Video Market: Changes Afoot, Both Large and Small

According to Synergy Research Group, Cisco's (NASDAQ:CSCO) pending exit from the set-top box business will change the game, but not ...
July 24, 2015
2 min read
According to Synergy Research Group, Cisco's (NASDAQ:CSCO) pending exit from the set-top box business will change the game, but not in the way that some people think.

Cisco has agreed to sell its set-top box and cable modem business to Technicolor (Euronext Paris:TCH). Three months ago, ARRIS (NASDAQ:ARRS) announced a deal to acquire Pace (LSE:PIC). If both deals go through, there will be a change in the leadership of the video infrastructure market, with ARRIS taking over from Cisco and Technicolor moving up to the No. 3 ranking. However, while the deals are expected to be game-changers for ARRIS and Technicolor, they do not necessarily signal Cisco's demise in video infrastructure.
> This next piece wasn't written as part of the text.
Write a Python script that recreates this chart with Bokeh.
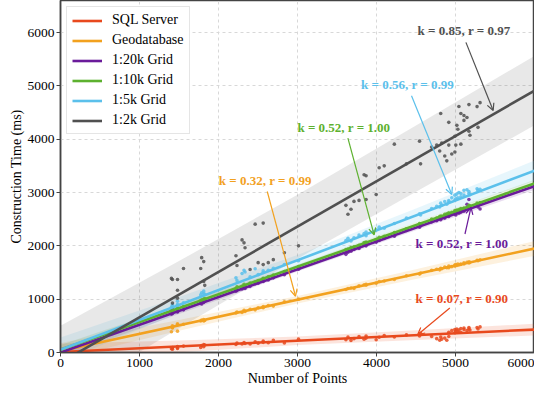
import numpy as np
from bokeh.plotting import figure
from bokeh.models import Arrow, OpenHead, Label, Legend, LegendItem, FixedTicker, Range1d
from bokeh.embed import file_html
from bokeh.resources import INLINE

# ---------------- data ----------------
series_names = ["SQL Server", "Geodatabase", "1:20k Grid", "1:10k Grid", "1:5k Grid", "1:2k Grid"]
series_colors = ["#E8491D", "#F2A11F", "#6A1B9A", "#5DB12F", "#5BC0EB", "#505050"]

x_points = [1404, 1417, 1417, 1417, 1481, 1481, 1481, 1557, 1775, 1787, 1813, 1813, 1826,
            2221, 2234, 2298, 2323, 2336, 2400, 2464, 2502, 2566, 2566, 2630, 2694, 2834, 3013,
            3613, 3639, 3677, 3715, 3779, 3843, 3868, 3868, 3996, 4034, 4098, 4226, 4379,
            4545, 4558, 4698, 4762, 4800, 4813, 4826, 4864, 4890, 4915, 4915, 4953, 4992, 4992,
            5004, 5017, 5030, 5043, 5068, 5068, 5107, 5107, 5145, 5170, 5170, 5183, 5273, 5285, 5311]

y_sql = [70, 85, 60, 95, 75, 110, 90, 120, 95, 130, 150, 110, 140,
         150, 175, 160, 185, 170, 160, 200, 175, 215, 190, 185, 230, 180, 250,
         240, 290, 225, 260, 300, 250, 270, 310, 240, 285, 320, 290, 330,
         310, 360, 300, 260, 230, 290, 250, 270, 230, 300, 380, 410, 370, 430,
         400, 440, 390, 420, 450, 380, 430, 460, 410, 470, 440, 420, 470, 440, 480]

y_geo = [390, 470, 500, 460, 400, 540, 520, 530, 590, 610, 620, 590, 600,
         740, 760, 750, 790, 770, 810, 800, 840, 860, 840, 880, 870, 950, 1000,
         1180, 1200, 1210, 1200, 1250, 1270, 1260, 1280, 1300, 1330, 1340, 1370, 1440,
         1470, 1490, 1540, 1560, 1550, 1580, 1570, 1600, 1590, 1620, 1590, 1610, 1640, 1620,
         1650, 1630, 1660, 1640, 1660, 1650, 1680, 1660, 1690, 1680, 1700, 1690, 1730, 1720, 1740]

y_20k = [720, 750, 730, 760, 770, 790, 760, 800, 930, 910, 950, 940, 960,
         1150, 1170, 1190, 1220, 1200, 1240, 1290, 1300, 1330, 1350, 1360, 1400, 1460, 1560,
         1840, 1880, 1900, 1930, 1950, 2010, 2000, 2030, 2070, 2100, 2140, 2180, 2290,
         2350, 2380, 2450, 2470, 2520, 2490, 2530, 2520, 2560, 2550, 2580, 2590, 2600, 2620,
         2580, 2620, 2640, 2610, 2660, 2630, 2700, 2650, 2780, 2870, 2700, 2720, 2760, 2730, 2690]

y_10k = [790, 800, 780, 810, 820, 840, 830, 860, 970, 990, 1000, 980, 1010,
         1200, 1230, 1240, 1280, 1250, 1300, 1320, 1350, 1390, 1380, 1420, 1450, 1520, 1610,
         1930, 1940, 1970, 1980, 2010, 2060, 2050, 2070, 2120, 2160, 2180, 2250, 2320,
         2420, 2410, 2500, 2520, 2550, 2560, 2550, 2590, 2600, 2590, 2620, 2630, 2640, 2660,
         2650, 2670, 2660, 2680, 2690, 2700, 2710, 2690, 2720, 2740, 2760, 2750, 2800, 2790, 2810]

y_5k = [850, 900, 830, 870, 880, 960, 900, 930, 1080, 1120, 1150, 1100, 1090,
        1400, 1350, 1480, 1540, 1510, 1420, 1570, 1460, 1500, 1530, 1540, 1580, 1650, 1720,
        2100, 2140, 2090, 2150, 2200, 2230, 2190, 2260, 2300, 2350, 2330, 2420, 2520,
        2600, 2580, 2700, 2740, 2730, 2800, 2760, 2830, 2780, 2850, 2820, 2900, 2860, 2950,
        2880, 2970, 2900, 3000, 2920, 2980, 2950, 3040, 3050, 2980, 3020, 2960, 3070, 3040, 3060]

y_2k = [1389, 1370, 926, 815, 1370, 1167, 1019, 1574, 1574, 1778, 1704, 1333, 1259,
        1815, 1630, 2111, 2056, 1963, 1556, 2407, 1685, 2426, 1648, 1685, 1741, 1870, 2000,
        2759, 2593, 2685, 2833, 2852, 3333, 2870, 3315, 2963, 3463, 3500, 3907, 3537,
        3963, 3537, 3852, 3889, 3778, 4481, 3926, 3685, 3593, 3889, 4315, 3722, 3759, 4056,
        3889, 4259, 4185, 4611, 3907, 4481, 4352, 4444, 4407, 4148, 4648, 4074, 4611, 4222, 4685]

y_series = [y_sql, y_geo, y_20k, y_10k, y_5k, y_2k]

# fitted lines: value at x = 0 and x = 6000
fit_x = [0, 6000]
fit_start = [10, 30, 0, 50, 50, -190]
fit_end = [430, 1950, 3120, 3170, 3410, 4910]

# band half-widths at band_x
band_x = [0, 1500, 3000, 4500, 6000]
band_hw = [
    [160, 110, 80, 90, 110],
    [150, 100, 70, 90, 140],
    [90, 60, 40, 50, 70],
    [90, 60, 40, 50, 70],
    [230, 150, 100, 130, 190],
    [690, 630, 600, 620, 650],
]

# annotation texts (series index), label positions and arrows
ann_series = [5, 4, 3, 1, 2, 0]
ann_text = ["k = 0.85, r = 0.97", "k = 0.56, r = 0.99", "k = 0.52, r = 1.00",
            "k = 0.32, r = 0.99", "k = 0.52, r = 1.00", "k = 0.07, r = 0.90"]
ann_pos = [(5107, 6037), (4392, 5020), (3587, 4222), (2592, 3222), (5081, 2037), (5081, 1019)]
ann_arrow = [((5132, 5815), (5477, 4537)),
             ((4443, 4815), (4953, 2963)),
             ((3638, 4018), (3970, 2204)),
             ((2617, 3019), (2975, 1055)),
             ((5120, 2222), (5196, 2722)),
             ((4928, 833), (4520, 333))]

x_ticks = [0, 1000, 2000, 3000, 4000, 5000, 6000]
y_ticks = [0, 1000, 2000, 3000, 4000, 5000, 6000]

FONT = "'Liberation Serif', 'Times New Roman', serif"

# ---------------- figure ----------------
p = figure(width=534, height=388, output_backend="svg", toolbar_location=None,
           x_range=Range1d(0, 6000), y_range=Range1d(0, 6600),
           min_border_left=60, min_border_right=0, min_border_top=0, min_border_bottom=26)

p.outline_line_color = "#444444"
p.outline_line_width = 1.5
p.background_fill_color = "white"

for ax in (p.xaxis[0], p.yaxis[0]):
    ax.axis_line_color = "#444444"
    ax.axis_line_width = 1.5
    ax.major_tick_line_color = "#444444"
    ax.major_tick_in = 0
    ax.major_tick_out = 4
    ax.minor_tick_line_color = None
    ax.major_label_text_font = FONT
    ax.major_label_text_font_size = "13.5px"
    ax.major_label_text_color = "black"
    ax.axis_label_text_font = FONT
    ax.axis_label_text_font_size = "14px"
    ax.axis_label_text_font_style = "normal"
    ax.axis_label_text_color = "black"
    ax.major_label_standoff = 2
    ax.axis_label_standoff = 1

p.xaxis[0].ticker = FixedTicker(ticks=x_ticks)
p.yaxis[0].ticker = FixedTicker(ticks=y_ticks)
p.xaxis.axis_label = "Number of Points"
p.yaxis.axis_label = "Construction Time (ms)"

p.xgrid.ticker = FixedTicker(ticks=x_ticks)
p.ygrid.ticker = FixedTicker(ticks=y_ticks)
for g in (p.xgrid[0], p.ygrid[0]):
    g.grid_line_color = "#d8d8d8"
    g.grid_line_dash = "3 3"
    g.grid_line_width = 1

bx = np.array(band_x, dtype=float)

# bands
for i in range(len(series_names)):
    c = series_colors[i]
    center = np.interp(bx, fit_x, [fit_start[i], fit_end[i]])
    hw = np.array(band_hw[i], dtype=float)
    alpha = 0.13 if i == 5 else 0.15
    p.varea(x=bx, y1=center - hw, y2=center + hw, fill_color=c, fill_alpha=alpha)

# scatter
for i in range(len(series_names)):
    c = series_colors[i]
    p.scatter(x=x_points, y=y_series[i], size=3.6, color=c, alpha=0.85, line_width=0)

# lines
items = []
for i in range(len(series_names)):
    c = series_colors[i]
    r = p.line(x=fit_x, y=[fit_start[i], fit_end[i]], line_color=c, line_width=2.6)
    items.append(LegendItem(label=series_names[i], renderers=[r]))

legend = Legend(items=items, location="top_left", margin=6, padding=5, spacing=4,
                glyph_width=30, glyph_height=15, label_height=15, label_standoff=10,
                label_text_font=FONT, label_text_font_size="14px", label_text_color="black",
                border_line_color="#cccccc", border_line_width=1,
                background_fill_color="white", background_fill_alpha=1.0)
p.add_layout(legend, "center")

# annotations
for k in range(len(ann_text)):
    c = series_colors[ann_series[k]]
    (xs, ys), (xe, ye) = ann_arrow[k]
    p.add_layout(Arrow(end=OpenHead(size=7, line_color=c, line_width=1.2),
                       x_start=xs, y_start=ys, x_end=xe, y_end=ye,
                       line_color=c, line_width=1.2))
    lx, ly = ann_pos[k]
    p.add_layout(Label(x=lx, y=ly, text=ann_text[k], text_color=c, text_font=FONT,
                       text_font_style="bold", text_font_size="13px",
                       text_align="center", text_baseline="middle"))

open("out.html", "w").write(file_html(p, INLINE))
Cisco is expected to remain the market leader in both video infrastructure software and video network hardware.

Both deals are being driven by changes in the client hardware (or CPE) market. Revenue growth has mostly gone from this mature market, and success is predicated on the ability to generate margins from high-volume global operations. While it isn't quite a mass-market consumer business, it does share some characteristics. With cloud architectures increasingly driving the video infrastructure market, Cisco prefers to focus primarily on the network and software side of the business and sees insufficient benefits from maintaining its CPE operations. Once the deals are complete, its video infrastructure business unit will be markedly different from those of ARRIS and Technicolor.

"While this clearly signals a shake-up of the video infrastructure market, the main implication is the divergence of the market into separate client hardware and network/software segments," wrote John Dinsdale, a chief analyst and research director at Synergy. "Technicolor will be a pure play client hardware vendor, while ARRIS will generate almost 80% of its revenues from client hardware. There is a strong case for arguing that neither ARRIS nor Technicolor will be direct competitors of Cisco once the deals close."